Ayer me terminé la Lluvia amarilla. Es una novela de Julio Llamazares, que cuenta los últimos años de un paisano que permanece como último habitante un pueblo del Pirineo aragonés condenado a desaparecer.
Uno a a uno, ve marchar a las últimas familias, ve morir a sus últimos seres queridos. Ve cómo se derrumban las casas, se anegan las fuentes, las calles, los caminos, los huertos.
Así entra en un tiempo más allá de la vida, donde le visitan los fantasmas, hasta que se acaba convirtiendo en uno de ellos.
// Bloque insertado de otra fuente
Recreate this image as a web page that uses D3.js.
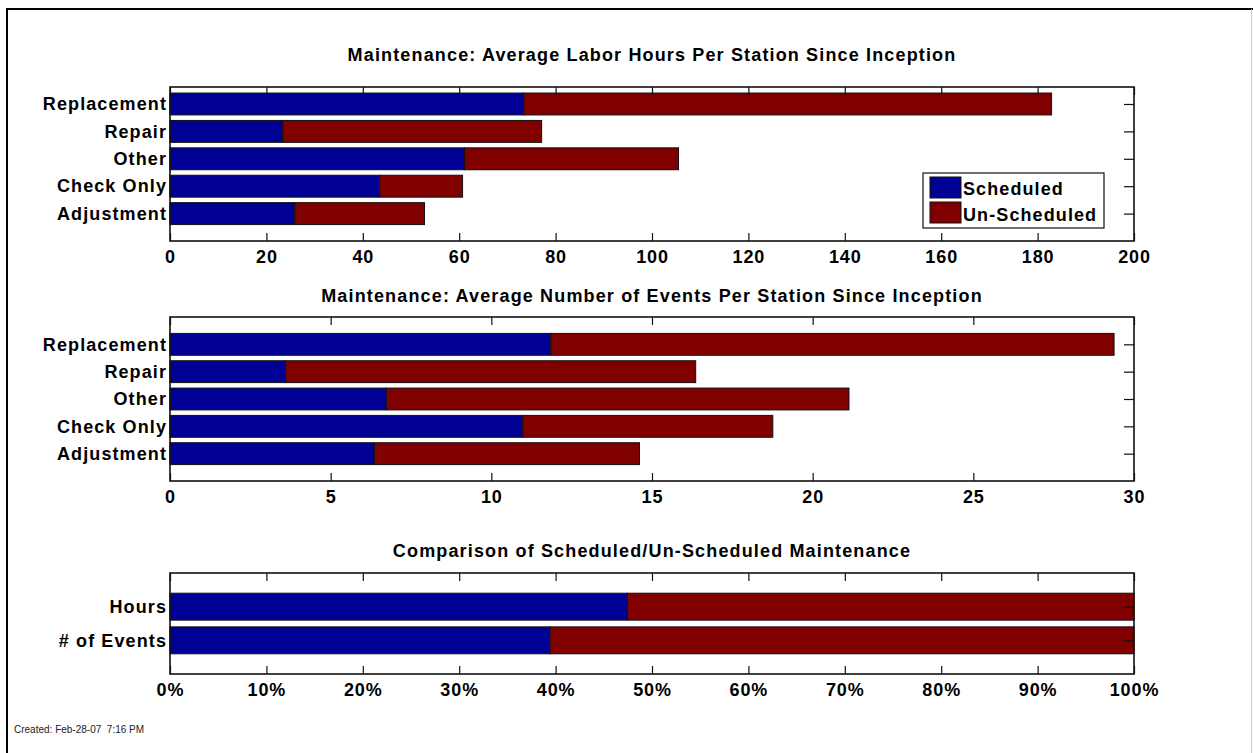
<!DOCTYPE html>
<html>
<head>
<meta charset="utf-8">
<script src="https://cdn.jsdelivr.net/npm/d3@7"></script>
<style>
  body { margin: 0; background: #fff; }
  svg { font-family: "Liberation Sans", Arial, sans-serif; }
  .tick text { font-weight: bold; font-size: 18px; letter-spacing: 0.9px; fill: #000; }
  .ylab .tick text { letter-spacing: 1.1px; }
  .title { font-weight: bold; font-size: 18px; letter-spacing: 1.15px; }
</style>
</head>
<body>
<div id="svg-container"></div>
<script>
// data (bottom to top, as in the chart)
const categories = ["Adjustment", "Check Only", "Other", "Repair", "Replacement"];
const hoursScheduled = [25.9, 43.5, 61.1, 23.4, 73.4];
const hoursUnscheduled = [26.9, 17.2, 44.4, 53.7, 109.5];
const eventsScheduled = [6.36, 10.98, 6.73, 3.6, 11.85];
const eventsUnscheduled = [8.25, 7.78, 14.4, 12.76, 17.53];
const compareLabels = ["# of Events", "Hours"];
const seriesNames = ["Scheduled", "Un-Scheduled"];
const hoursTicks = [0, 20, 40, 60, 80, 100, 120, 140, 160, 180, 200];
const eventsTicks = [0, 5, 10, 15, 20, 25, 30];
const pctTicks = [0, 10, 20, 30, 40, 50, 60, 70, 80, 90, 100];

const colors = ["#000094", "#800000"];
const width = 1253, height = 753;

const svg = d3.select("#svg-container").append("svg")
  .attr("width", width).attr("height", height);

// outer frame
svg.append("line").attr("x1", 7).attr("x2", 7).attr("y1", 8).attr("y2", height)
  .attr("stroke", "#000").attr("stroke-width", 2);
svg.append("line").attr("x1", 6).attr("x2", width).attr("y1", 9).attr("y2", 9)
  .attr("stroke", "#000").attr("stroke-width", 2);
svg.append("line").attr("x1", 1251.5).attr("x2", 1251.5).attr("y1", 9).attr("y2", height)
  .attr("stroke", "#ccc").attr("stroke-width", 1);

const left = 170, right = 1134;

function panel(opts) {
  const { top, bottom, yMax, labels, sched, unsched, xMax, ticks, fmt, title, titleY } = opts;
  const x = d3.scaleLinear().domain([0, xMax]).range([left, right]);
  const y = d3.scaleLinear().domain([0, yMax]).range([bottom, top]);
  const g = svg.append("g");

  const rows = labels.map((c, i) => ({ cat: c, pos: i + 1, s: sched[i], u: unsched[i] }));
  const stacked = d3.stack().keys(["s", "u"])(rows);
  const bh = y(0) - y(0.8);

  g.selectAll("g.series")
    .data(stacked)
    .join("g")
    .attr("fill", (d, i) => colors[i])
    .selectAll("rect")
    .data((d) => d)
    .join("rect")
    .attr("x", (d) => x(d[0]))
    .attr("width", (d) => x(d[1]) - x(d[0]))
    .attr("y", (d) => y(d.data.pos) - bh / 2)
    .attr("height", bh)
    .attr("stroke", "#111")
    .attr("stroke-width", 1);

  const yPos = rows.map((d) => d.pos);

  // bottom axis with labels, inward ticks
  g.append("g")
    .attr("transform", `translate(0,${bottom})`)
    .call(d3.axisBottom(x).tickValues(ticks).tickFormat(fmt).tickSizeInner(-8).tickSizeOuter(0).tickPadding(9))
    .call((a) => a.select(".domain").remove());
  // top ticks
  g.append("g")
    .attr("transform", `translate(0,${top})`)
    .call(d3.axisTop(x).tickValues(ticks).tickFormat("").tickSizeInner(-8).tickSizeOuter(0))
    .call((a) => a.select(".domain").remove());
  // left labels
  g.append("g")
    .attr("class", "ylab")
    .attr("transform", `translate(${left},0)`)
    .call(d3.axisLeft(y).tickValues(yPos).tickFormat((d, i) => labels[i]).tickSize(0).tickPadding(3))
    .call((a) => a.select(".domain").remove());
  // right ticks
  g.append("g")
    .attr("transform", `translate(${right},0)`)
    .call(d3.axisRight(y).tickValues(yPos).tickFormat("").tickSizeInner(-10).tickSizeOuter(0))
    .call((a) => a.select(".domain").remove());

  g.selectAll(".tick line").attr("stroke", "#111").attr("stroke-width", 1.2);

  // box
  g.append("rect")
    .attr("x", left).attr("y", top)
    .attr("width", right - left).attr("height", bottom - top)
    .attr("fill", "none").attr("stroke", "#111").attr("stroke-width", 1.6);

  g.append("text").attr("class", "title")
    .attr("x", (left + right) / 2).attr("y", titleY)
    .attr("text-anchor", "middle").text(title);
  return g;
}

panel({
  top: 87, bottom: 241, yMax: 5.62, labels: categories,
  sched: hoursScheduled, unsched: hoursUnscheduled,
  xMax: 200, ticks: hoursTicks, fmt: d3.format("d"),
  title: "Maintenance: Average Labor Hours Per Station Since Inception", titleY: 61
});

panel({
  top: 317, bottom: 481, yMax: 6, labels: categories,
  sched: eventsScheduled, unsched: eventsUnscheduled,
  xMax: 30, ticks: eventsTicks, fmt: d3.format("d"),
  title: "Maintenance: Average Number of Events Per Station Since Inception", titleY: 302
});

// percentages of scheduled / un-scheduled
const hs = d3.sum(hoursScheduled), hu = d3.sum(hoursUnscheduled);
const es = d3.sum(eventsScheduled), eu = d3.sum(eventsUnscheduled);
const pctScheduled = [100 * es / (es + eu), 100 * hs / (hs + hu)];
const pctUnscheduled = pctScheduled.map((p) => 100 - p);

panel({
  top: 573, bottom: 674, yMax: 3, labels: compareLabels,
  sched: pctScheduled, unsched: pctUnscheduled,
  xMax: 100, ticks: pctTicks, fmt: (d) => d + "%",
  title: "Comparison of Scheduled/Un-Scheduled Maintenance", titleY: 557
});

// legend
const lg = svg.append("g").attr("transform", "translate(923,173)");
lg.append("rect").attr("width", 181).attr("height", 55)
  .attr("fill", "#fff").attr("stroke", "#111").attr("stroke-width", 1.2);
seriesNames.forEach((name, i) => {
  lg.append("rect").attr("x", 7).attr("y", 4 + i * 25).attr("width", 31).attr("height", 21)
    .attr("fill", colors[i]).attr("stroke", "#111");
  lg.append("text").attr("x", 40).attr("y", 22 + i * 25.5)
    .attr("font-weight", "bold").attr("font-size", 18).attr("letter-spacing", 1.1).text(name);
});

svg.append("text").attr("x", 14).attr("y", 733)
  .attr("font-size", 10).attr("fill", "#222").text("Created: Feb-28-07  7:16 PM")
  .style("white-space", "pre");
</script>
</body>
</html>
La lectura me ha resultado muy dura y emocionante. El libro, sobre todo, es un testimonio poético sobrecogedor de la muerte del pueblo pequeño español. Pero también toca un sentimiento más universal: cuando la muerte se instala en un lugar y lo tiñe todo.
Tengo muy cerca a personas de cierta edad (no concreto para no violar su intimidad) que parecen heridas por ese mal.
La muerte de sus amigos y las enfermedades graves han convertido la muerte en su centro de gravedad, en la pareja con la que bailan cada día y cada noche.
Logran distraerse y conectar con pequeños placeres, rutinas agradables, pero luego la muerte vuelve a silbarles por detrás de la oreja y vuelve la pesadumbre, vuelve la híper vigilancia ante el hecho fatal.
Para conjurar ese vivir en la muerte, una esas personas suele recordar un diálogo de Snoopy.
- Un día todos vamos a morir.
- Un día, sí. Pero el resto de los días, no.
Ojalá, ojalá pudieran abrazarse a esa idea, a ese presente que es todo lo que tenemos cuando el futuro se vuelve tan pequeño, y tan amarillo, como la lluvia de la novela de Llamazares.